Comme la grandeur de la quarrée est déterminée, on seroit tenté de croire que les ouvriers prennent quelque précaution pour la couper : cependant il n’en est rien ; ils ont une si grande habitude à donner à l’ardoise, de chaque espece ou sorte, les dimensions qui lui conviennent, qu’ils s’en acquittent très-exactement sans la moindre attention.

Les monceaux 6, 6, 6 sont les déchets des ouvriers qui fabriquent l’ardoise. Les ouvriers 8, 8, 8, &c. transportent ces déchets dans des hottes.

La maison E, autour de laquelle on travaille, vignette II. Planche I. est celle du clerc de la carriere. Ce clerc gouverne l’ouvrage, tient les livres, rend compte aux intéressés, &c. Celle qui lui est voisine est une forge où des forgerons sont continuellement occupés à la réparation des outils qui se gâtent dans la carriere.

On voit, fig. 18. une ardoise taillée en écaille, & fig. 20. & 19. les outils dont le Couvreur se sert pour la tailler, avec la maniere dont il la dispose, en 22, 22, 21, 21.

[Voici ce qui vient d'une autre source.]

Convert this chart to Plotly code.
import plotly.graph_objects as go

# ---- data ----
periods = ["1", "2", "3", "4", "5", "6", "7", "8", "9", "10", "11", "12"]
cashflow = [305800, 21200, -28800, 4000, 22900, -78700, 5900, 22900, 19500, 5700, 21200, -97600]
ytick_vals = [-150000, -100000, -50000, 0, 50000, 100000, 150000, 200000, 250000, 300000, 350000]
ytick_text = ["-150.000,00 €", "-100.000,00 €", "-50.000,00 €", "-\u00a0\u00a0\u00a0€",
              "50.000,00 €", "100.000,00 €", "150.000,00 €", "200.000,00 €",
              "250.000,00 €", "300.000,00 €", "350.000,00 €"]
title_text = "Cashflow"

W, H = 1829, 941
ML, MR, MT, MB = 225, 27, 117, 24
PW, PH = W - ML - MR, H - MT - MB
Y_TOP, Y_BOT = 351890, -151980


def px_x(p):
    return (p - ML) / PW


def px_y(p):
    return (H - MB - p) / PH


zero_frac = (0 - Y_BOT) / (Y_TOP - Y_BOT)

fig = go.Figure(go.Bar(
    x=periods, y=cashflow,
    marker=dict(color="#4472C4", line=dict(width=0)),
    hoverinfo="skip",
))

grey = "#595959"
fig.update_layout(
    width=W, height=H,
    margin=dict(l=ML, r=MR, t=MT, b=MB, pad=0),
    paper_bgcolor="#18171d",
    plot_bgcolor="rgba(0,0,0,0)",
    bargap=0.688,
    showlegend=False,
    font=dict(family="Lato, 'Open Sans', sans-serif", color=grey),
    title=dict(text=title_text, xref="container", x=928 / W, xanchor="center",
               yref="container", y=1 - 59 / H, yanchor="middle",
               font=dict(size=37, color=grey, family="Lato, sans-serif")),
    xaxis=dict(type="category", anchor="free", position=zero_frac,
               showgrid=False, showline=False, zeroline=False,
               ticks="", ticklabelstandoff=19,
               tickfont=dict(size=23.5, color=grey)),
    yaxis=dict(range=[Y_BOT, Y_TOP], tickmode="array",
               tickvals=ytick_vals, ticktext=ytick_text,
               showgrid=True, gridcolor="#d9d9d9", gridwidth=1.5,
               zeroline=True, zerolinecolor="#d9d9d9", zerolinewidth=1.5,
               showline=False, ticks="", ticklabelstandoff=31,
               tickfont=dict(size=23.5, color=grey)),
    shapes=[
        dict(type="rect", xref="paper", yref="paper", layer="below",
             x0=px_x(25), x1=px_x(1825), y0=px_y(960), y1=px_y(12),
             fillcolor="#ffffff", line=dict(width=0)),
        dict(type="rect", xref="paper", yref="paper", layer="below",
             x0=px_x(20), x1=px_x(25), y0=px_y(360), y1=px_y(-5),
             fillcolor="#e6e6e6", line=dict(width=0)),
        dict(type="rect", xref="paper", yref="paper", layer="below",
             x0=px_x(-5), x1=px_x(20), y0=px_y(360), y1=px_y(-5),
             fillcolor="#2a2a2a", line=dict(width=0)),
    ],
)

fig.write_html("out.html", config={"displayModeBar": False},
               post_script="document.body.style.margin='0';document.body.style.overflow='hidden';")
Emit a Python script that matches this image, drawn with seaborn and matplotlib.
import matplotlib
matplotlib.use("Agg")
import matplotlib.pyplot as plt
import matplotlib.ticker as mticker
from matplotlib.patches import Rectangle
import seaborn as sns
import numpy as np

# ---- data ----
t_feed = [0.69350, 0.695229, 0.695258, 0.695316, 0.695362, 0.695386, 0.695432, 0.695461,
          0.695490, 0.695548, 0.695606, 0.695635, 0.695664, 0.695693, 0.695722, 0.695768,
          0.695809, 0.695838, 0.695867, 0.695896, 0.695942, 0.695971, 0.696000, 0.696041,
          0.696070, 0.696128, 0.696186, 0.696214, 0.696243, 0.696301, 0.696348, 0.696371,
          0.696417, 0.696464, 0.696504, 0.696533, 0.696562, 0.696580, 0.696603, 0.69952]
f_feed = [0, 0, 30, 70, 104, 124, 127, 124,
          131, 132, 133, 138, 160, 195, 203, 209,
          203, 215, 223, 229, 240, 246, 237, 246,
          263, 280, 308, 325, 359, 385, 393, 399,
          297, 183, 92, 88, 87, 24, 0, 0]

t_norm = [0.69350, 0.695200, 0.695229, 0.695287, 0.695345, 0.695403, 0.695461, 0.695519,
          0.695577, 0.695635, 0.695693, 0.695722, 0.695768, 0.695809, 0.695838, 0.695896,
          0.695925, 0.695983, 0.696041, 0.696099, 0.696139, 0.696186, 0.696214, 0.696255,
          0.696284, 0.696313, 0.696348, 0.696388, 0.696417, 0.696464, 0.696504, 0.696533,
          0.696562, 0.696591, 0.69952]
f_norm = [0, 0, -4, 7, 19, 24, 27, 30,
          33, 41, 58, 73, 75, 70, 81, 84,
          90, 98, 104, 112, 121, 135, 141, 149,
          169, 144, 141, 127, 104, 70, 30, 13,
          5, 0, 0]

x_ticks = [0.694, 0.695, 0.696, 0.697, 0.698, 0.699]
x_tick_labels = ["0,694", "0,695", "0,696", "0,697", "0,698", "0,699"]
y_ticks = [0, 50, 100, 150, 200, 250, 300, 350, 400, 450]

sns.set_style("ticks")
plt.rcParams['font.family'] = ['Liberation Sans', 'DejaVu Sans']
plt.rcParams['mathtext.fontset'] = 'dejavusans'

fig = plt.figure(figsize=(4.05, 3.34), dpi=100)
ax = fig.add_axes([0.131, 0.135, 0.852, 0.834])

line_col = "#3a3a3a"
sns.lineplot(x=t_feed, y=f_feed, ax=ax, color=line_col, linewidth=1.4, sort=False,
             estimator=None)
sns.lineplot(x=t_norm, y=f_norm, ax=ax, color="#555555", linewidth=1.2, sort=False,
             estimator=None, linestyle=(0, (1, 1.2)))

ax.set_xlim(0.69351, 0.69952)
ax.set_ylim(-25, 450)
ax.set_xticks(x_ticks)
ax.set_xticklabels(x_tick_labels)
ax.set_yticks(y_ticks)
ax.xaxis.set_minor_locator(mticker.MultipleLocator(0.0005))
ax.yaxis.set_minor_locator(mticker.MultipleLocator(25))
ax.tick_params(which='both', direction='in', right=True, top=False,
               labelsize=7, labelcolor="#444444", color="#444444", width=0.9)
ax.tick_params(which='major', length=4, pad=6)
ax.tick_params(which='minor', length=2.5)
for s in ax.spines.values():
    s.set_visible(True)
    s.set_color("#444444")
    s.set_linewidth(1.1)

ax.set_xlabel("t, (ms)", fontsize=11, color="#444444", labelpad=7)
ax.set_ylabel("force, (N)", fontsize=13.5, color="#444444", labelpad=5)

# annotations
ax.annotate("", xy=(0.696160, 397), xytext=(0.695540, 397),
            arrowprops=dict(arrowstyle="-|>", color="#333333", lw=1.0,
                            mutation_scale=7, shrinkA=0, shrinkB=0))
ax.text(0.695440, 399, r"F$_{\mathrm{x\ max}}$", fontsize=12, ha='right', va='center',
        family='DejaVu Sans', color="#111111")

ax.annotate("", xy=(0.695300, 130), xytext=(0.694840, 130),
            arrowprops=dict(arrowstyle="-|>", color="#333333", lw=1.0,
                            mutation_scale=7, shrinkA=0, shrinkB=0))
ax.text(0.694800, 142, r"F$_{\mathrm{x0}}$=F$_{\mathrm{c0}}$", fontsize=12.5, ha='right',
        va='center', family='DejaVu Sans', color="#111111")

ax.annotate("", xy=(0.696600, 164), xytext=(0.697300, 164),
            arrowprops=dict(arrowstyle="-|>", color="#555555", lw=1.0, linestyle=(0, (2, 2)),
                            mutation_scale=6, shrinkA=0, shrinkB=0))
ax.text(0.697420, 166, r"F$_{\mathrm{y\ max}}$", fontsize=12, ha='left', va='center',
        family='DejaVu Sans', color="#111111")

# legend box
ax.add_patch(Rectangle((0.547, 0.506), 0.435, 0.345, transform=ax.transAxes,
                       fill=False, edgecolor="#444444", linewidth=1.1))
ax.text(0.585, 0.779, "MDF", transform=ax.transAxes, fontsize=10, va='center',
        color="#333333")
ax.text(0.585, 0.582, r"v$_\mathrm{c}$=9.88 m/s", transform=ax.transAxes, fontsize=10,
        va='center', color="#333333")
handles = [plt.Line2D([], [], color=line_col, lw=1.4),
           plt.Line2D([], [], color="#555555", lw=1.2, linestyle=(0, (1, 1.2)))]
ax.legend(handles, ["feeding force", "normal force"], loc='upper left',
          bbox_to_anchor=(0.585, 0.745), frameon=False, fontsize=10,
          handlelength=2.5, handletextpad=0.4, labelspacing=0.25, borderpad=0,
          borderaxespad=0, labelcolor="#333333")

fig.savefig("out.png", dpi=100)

Les ardoises peuvent encore être considérées selon leurs échantillons. La grande quarrée forte fait le premier échantillon ; on dit que le millier couvre environ cinq toises d’ouvrage : la grande quarrée fine fournit par millier cinq toises & demie, & fait le second échantillon : la petite fine environ trois toises par millier, & est du troisieme échantillon : la quatrieme, qu’on appelle quartelette, fait le quatrieme échantillon, & donne deux toises & demie de couverture. Nous finissons ici cet article des ardoises, où nous avons suivi l’ardoise du fond de la carriere jusque sur les toits.

Ardoises. Elles servent aux Passementiers pour les liantes lisses, au lieu de platines. Voyez Platine.